Shortly after Judy and I first married, we lived on a few acres just outside of town and we were raising calves for some extra income – and to help pacify my farming itch. My wife had never lived on a farm nor been around livestock, so the day one of the calves got through the fence and out onto the road, she thought she was being helpful when she ran along behind the calf when I was trying to drive it the opposite direction. I could have sworn that I was cursing in a low, quiet voice, but evidently the wind carried it just right for her to hear and understand every word.
“Don’t you ever talk to me like that again!” she bellowed as she stormed by me on her way back to the house.
A couple of years later, we had moved out to the farm where we still live, and we were running several cow/calf pairs. Judy had never worked with me while processing cattle through a chute, so she was eager to show me that she could do anything I could. Again, with her lack of experience, I was a bit skeptical, but I figured having a nurse along while vaccinating and castrating could be a good thing.
The first animal in the chute was a heifer calf, so I drew the proper dosage of vaccine into a disposable syringe and showed her where and how to inject it into the critter. As we captured a second heifer, Judy asked me where to find a new syringe. I told her to use the same one we just used on the last calf. That’s when her nurse’s training kicked in.
“You can’t use the same needle on another calf,” she exclaimed. “You’ll cause an infection!”
I assured her it would be all right because I had been doing this for 30 years with no problems. “It’s not like we’re working in a sterile environment,” I added.

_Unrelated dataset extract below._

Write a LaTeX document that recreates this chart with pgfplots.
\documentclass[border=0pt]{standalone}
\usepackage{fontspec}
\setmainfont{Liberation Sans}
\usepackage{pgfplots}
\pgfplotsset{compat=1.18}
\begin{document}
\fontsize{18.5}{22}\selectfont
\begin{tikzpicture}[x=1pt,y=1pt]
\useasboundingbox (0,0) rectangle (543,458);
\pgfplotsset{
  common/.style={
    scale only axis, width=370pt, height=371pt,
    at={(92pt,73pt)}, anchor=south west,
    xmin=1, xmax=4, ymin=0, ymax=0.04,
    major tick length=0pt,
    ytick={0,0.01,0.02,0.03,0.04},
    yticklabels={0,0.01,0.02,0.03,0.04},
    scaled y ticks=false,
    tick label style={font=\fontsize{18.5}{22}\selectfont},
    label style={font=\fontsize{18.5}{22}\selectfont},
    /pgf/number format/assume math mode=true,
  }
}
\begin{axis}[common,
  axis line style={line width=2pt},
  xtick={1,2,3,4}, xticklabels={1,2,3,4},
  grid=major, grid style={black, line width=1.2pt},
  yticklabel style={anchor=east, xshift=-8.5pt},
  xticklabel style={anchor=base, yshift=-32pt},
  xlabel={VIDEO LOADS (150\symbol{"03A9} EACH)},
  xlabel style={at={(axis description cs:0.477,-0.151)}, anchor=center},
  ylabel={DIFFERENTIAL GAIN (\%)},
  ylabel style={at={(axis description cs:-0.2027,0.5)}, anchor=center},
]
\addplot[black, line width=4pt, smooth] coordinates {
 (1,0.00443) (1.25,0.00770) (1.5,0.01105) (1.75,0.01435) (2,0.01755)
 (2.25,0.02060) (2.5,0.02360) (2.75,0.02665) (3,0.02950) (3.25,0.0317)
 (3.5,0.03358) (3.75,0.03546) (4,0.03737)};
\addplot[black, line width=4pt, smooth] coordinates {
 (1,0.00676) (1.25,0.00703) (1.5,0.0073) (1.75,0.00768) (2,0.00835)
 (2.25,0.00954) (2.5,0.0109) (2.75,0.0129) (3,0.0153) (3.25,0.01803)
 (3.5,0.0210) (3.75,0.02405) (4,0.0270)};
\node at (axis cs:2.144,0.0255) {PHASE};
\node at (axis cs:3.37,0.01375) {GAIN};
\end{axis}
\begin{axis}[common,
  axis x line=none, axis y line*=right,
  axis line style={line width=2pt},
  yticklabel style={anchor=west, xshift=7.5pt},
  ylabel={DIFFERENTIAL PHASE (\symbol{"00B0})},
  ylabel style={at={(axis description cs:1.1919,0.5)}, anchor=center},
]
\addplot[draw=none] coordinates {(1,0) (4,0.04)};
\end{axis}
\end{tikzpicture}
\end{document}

A bit perturbed, she asked, “Well, when do you change needles?”
“When that one gets dull,” I answered. In retrospect, I should have changed the tone of my voice, but ... Anyway, she stayed for one more calf, a little bull that needed an extra procedure beyond the shot of vaccine.
I showed my wife how to apply the “tail hold” that would render the animal almost motionless while I performed the procedure. She just nodded that she understood. I began but was immediately kicked in the head. When I regained my composure, I shook my head a little and stared straight at her. What I meant to say, was, “Honey, I think you need to hold the tail tighter,” but what came out, was, “@#$%, hold the &%$# tail tighter!!!”
If I’d only had Bud’s sweatshirt, she might still be willing to work cattle.